As my colleagues have said, the principle of subsidiarity should not stop at local authorities. Does the hon. Gentleman agree that subsidiarity should be about people being able to take control themselves as and when they need to do so?
I do not wish to be unkind to the hon. Gentleman, but subsidiarity is not stopping at local government in Scotland and many would argue that it is not really started at local government, either. There are many examples of how the Scottish Parliament, over which the hon. Gentleman’s party has majority control—there is no one else to blame—is sucking up powers. That sucking sound we hear from north of the border is the powers going up from local government to Holyrood. On subsidiarity, if it were justiciable, local government and, in fact, any individual, could take the Scottish Government to court if they removed the constitutional powers that I would have suggested had we had time to discuss the new clauses in the next group of amendments, but sadly we are not going to reach them.

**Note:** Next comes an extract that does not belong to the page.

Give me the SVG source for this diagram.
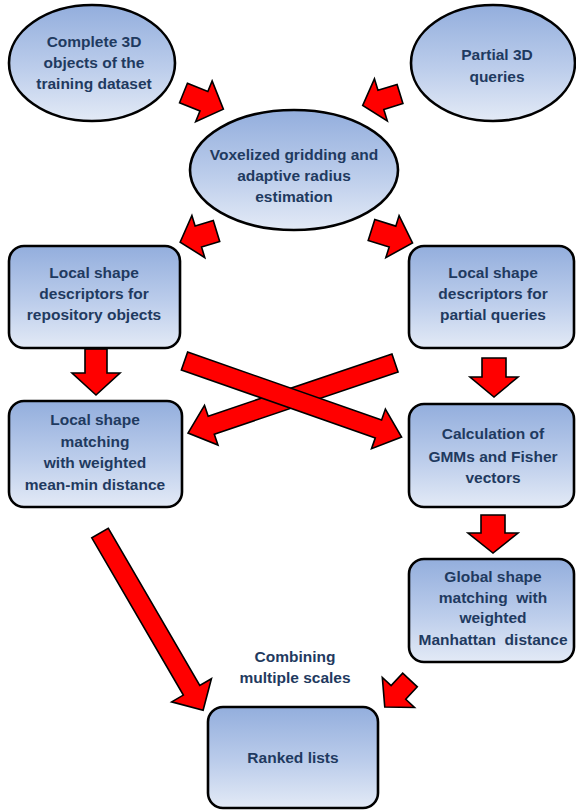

Has the hon. Gentleman studied the document by the Commission on Strengthening Local Democracy in Scotland? It was a cross-party and civic society exercise in examining how Scotland might go forward. In fact, I as an SNP member was a signatory and co-author of that document and was on the commission.
Order. Before the hon. Member for Nottingham North (Mr Allen) responds to that intervention, I would be grateful if he drew his remarks more closely to the amendments under discussion.
Again, we can get hung up on the words, and the Office for Budget Responsibility could argue about what “responsibility” means. I am trying to suggest that there should be an independent body that can define some statistical basis for the economic arguments we will all have, whatever our political differences. I think the hon. Member for Inverness, Nairn, Badenoch and Strathspey wished to intervene, but I do not want to disturb him if he is looking at a good game on his PC.
I was not looking at a good game, but I thank the hon. Gentleman for allowing me to intervene. I wanted to pick up on the issue of pejorative terms because I do not think they help the debate. However, the hon. Gentleman should feel free to use whatever terms he wants because we will just go on representing Scotland. Perhaps the lessons that should be learned from Scotland are that the Scottish public voted in overwhelming numbers to return 56 SNP MPs and have them stand up and have Scotland’s voice heard, which it clearly is not being.